The only question presented by this appeal is whether within the contemplation of our Workers’ Compensation Act plaintiff was an employee of defendant North State Ford Truck Sales when the accident happened. This being a jurisdictional question, G.S. 97-2, the facts found by the Industrial Commission, though supported by competent evidence, are not binding upon us. Askew v. Leonard Tire Co., 264 N.C. 168, 141 S.E. 2d 280 (1965).
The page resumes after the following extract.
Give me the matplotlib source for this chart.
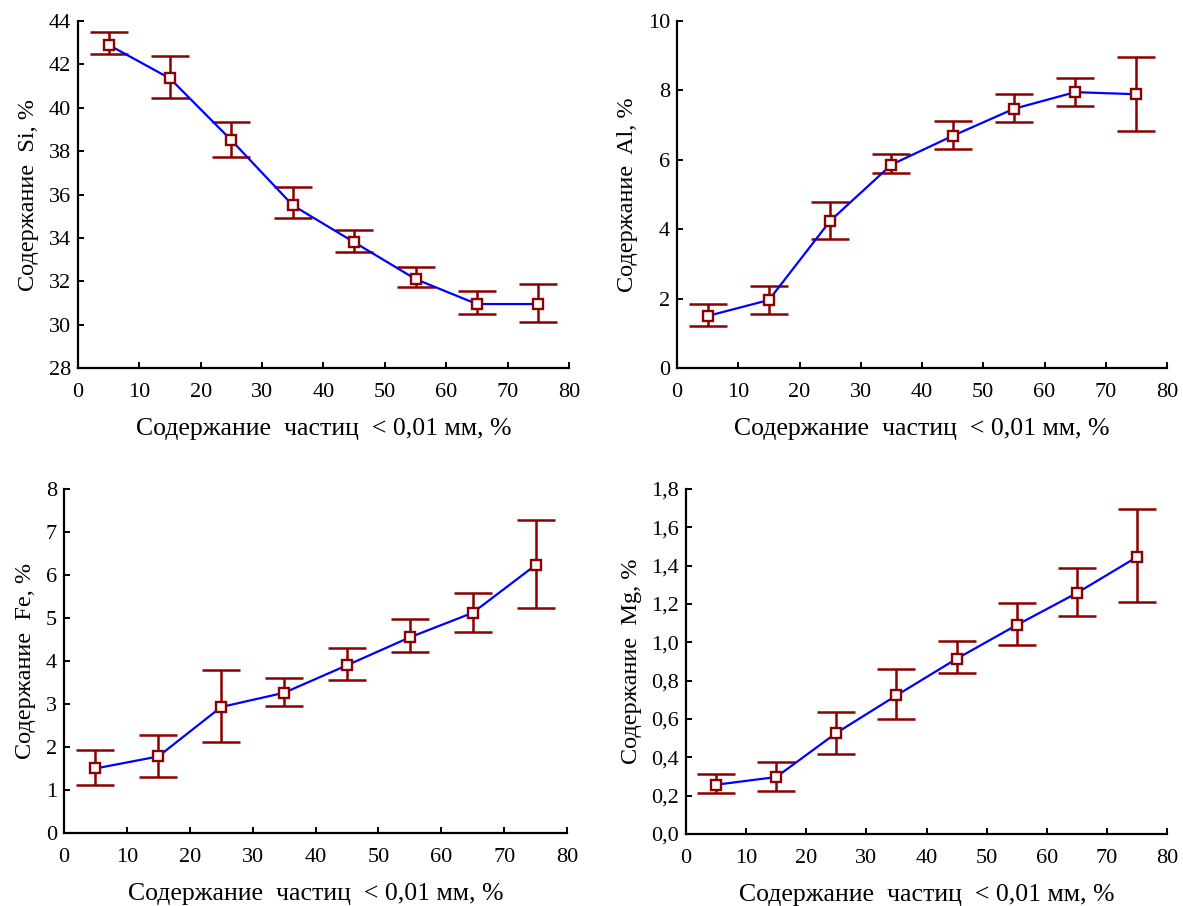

Nevertheless, after reviewing all the evidence recorded we adopt the findings of fact made by the Full Commission and conclude as it did that plaintiff was defendant North State Ford’s employee at the time involved.
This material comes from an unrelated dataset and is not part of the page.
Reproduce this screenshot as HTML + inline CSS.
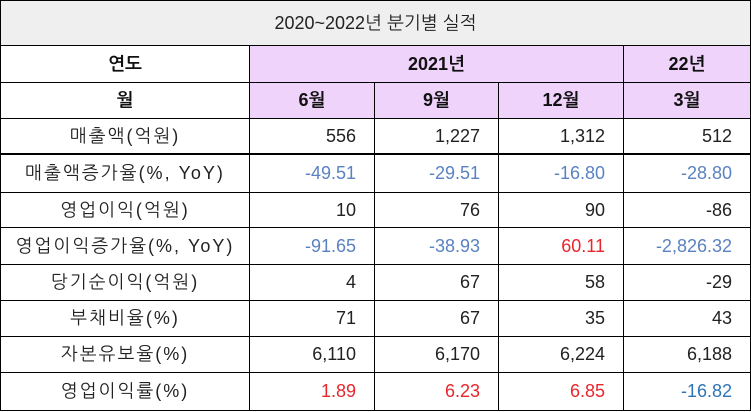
<!DOCTYPE html>
<html><head><meta charset="utf-8">
<style>
body{margin:0;width:751px;height:412px;background:#fff;overflow:hidden;font-family:"Liberation Sans","NanumGothic","Noto Sans CJK KR",sans-serif;}
#t{position:absolute;left:0;top:0;width:751px;height:412px;}
.c{position:absolute;box-sizing:border-box;border-right:1px solid #000;border-bottom:1px solid #000;display:flex;align-items:center;justify-content:center;font-size:18px;color:#222;}
.r{justify-content:flex-end;padding-right:18px;}
.b{font-weight:bold;color:#111;}
.p{background:#efd3fb;}
</style></head><body>
<div id="t"></div>
<script>
const rowLabels=["매출액(억원)","매출액증가율(%, YoY)","영업이익(억원)","영업이익증가율(%, YoY)","당기순이익(억원)","부채비율(%)","자본유보율(%)","영업이익률(%)"];
const months=["6월","9월","12월","3월"];
const values=[
["556","1,227","1,312","512"],
["-49.51","-29.51","-16.80","-28.80"],
["10","76","90","-86"],
["-91.65","-38.93","60.11","-2,826.32"],
["4","67","58","-29"],
["71","67","35","43"],
["6,110","6,170","6,224","6,188"],
["1.89","6.23","6.85","-16.82"]];
const colors=[
["k","k","k","k"],["b","b","b","b"],["k","k","k","k"],["b","b","r","b"],
["k","k","k","k"],["k","k","k","k"],["k","k","k","k"],["r","r","r","b2"]];
const cmap={k:"#222",b:"#5a82c2",r:"#e8262c",b2:"#2e74b5"};
const xs=[0,250,375,499,624,751];
const ys=[119,155,193,228,265,301,337,373,411];
const T=document.getElementById('t');
function cell(x1,y1,x2,y2,txt,cls){
  const d=document.createElement('div');
  d.className='c '+(cls||'');
  d.style.left=x1+'px';d.style.top=y1+'px';
  d.style.width=(x2-x1)+'px';d.style.height=(y2-y1)+'px';
  d.textContent=txt;T.appendChild(d);return d;
}
let e=cell(0,0,751,46,"2020~2022년  분기별  실적","");
e.style.background="#efefef";e.style.borderTop="1px solid #000";e.style.borderLeft="1px solid #000";


e=cell(0,46,250,83,"연도","b");e.style.borderLeft="1px solid #000";


e=cell(250,46,624,83,"2021년","b p");


e=cell(624,46,751,83,"22년","b p");


e=cell(0,83,250,119,"월","b");e.style.borderLeft="1px solid #000";


months.forEach((m,j)=>{
  const d=cell(xs[j+1],83,xs[j+2],119,m,"b p");
  
  
});
rowLabels.forEach((lab,i)=>{
  const y1=ys[i],y2=ys[i+1];
  const l=cell(0,y1,250,y2,lab,"");
  l.style.borderLeft="1px solid #000";l.style.letterSpacing="2px";
  if(i===0){l.style.borderBottom="2px solid #000";}
  
  
  values[i].forEach((v,j)=>{
    const d=cell(xs[j+1],y1,xs[j+2],y2,v,"r");
    d.style.color=cmap[colors[i][j]];
    if(i===0){d.style.borderBottom="2px solid #000";}
    
    
  });
});
</script>
</body></html>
The dominant factor in determining whether a hired hand is an employee or an independent contractor is the employer’s authority to control how the person hired accomplishes the task to *39be done; and if that right to control exists it makes no difference that it is not exercised. Hayes v. Board of Trustees of Elon College, 224 N.C. 11, 29 S.E. 2d 137 (1944); Johnson v. Asheville Hosiery Co., 199 N.C. 38, 153 S.E. 591 (1930); Beal v. Champion Fiber Co., 154 N.C. 147, 69 S.E. 834 (1910). Here, as the evidence and findings show, supervisory authority was both retained and exercised by North State Ford. Plaintiff was told when to begin and stop work and when to break for lunch; he was told which trucks to use in instructing defendant’s trainees, and to begin “hands-on” training at a certain point. That defendant’s employees were not skilled Kansas Jack equipment operators and thus could not control the technical details of plaintiffs work is neither material nor unusual; as it is a rare employer today that does not employ one or more persons to operate computers, word processors and other machines that are beyond his ken. The control that is most significant is the ultimate control of hiring and firing, and under the employment agreement North State had the right to discharge plaintiff at any time, since the instruction period could be terminated any time North State thought that the trainees’ progress or lack of progress justified. And plaintiffs manner of compensation was similar to that of North State’s other employees as they were paid for the hours worked and plaintiff was paid for the days worked. Durham v. McLamb, 59 N.C. App. 165, 296 S.E. 2d 3 (1982). It is also significant, we think, that although plaintiff was engaged in several commercial activities — selling Kansas Jack equipment, selling furniture, and selling electronic equipment — he was not engaged in the independent business of instructing in the use of Kansas Jack equipment; and it was while instructing defendant’s mechanics at defendant’s plant, for the benefit of defendant’s business, that he was injured. Defendant’s several arguments are all answered by the findings of fact and answering them again would serve no purpose.

Affirmed.

Judge COZORT concurs. Judge Greene dissents.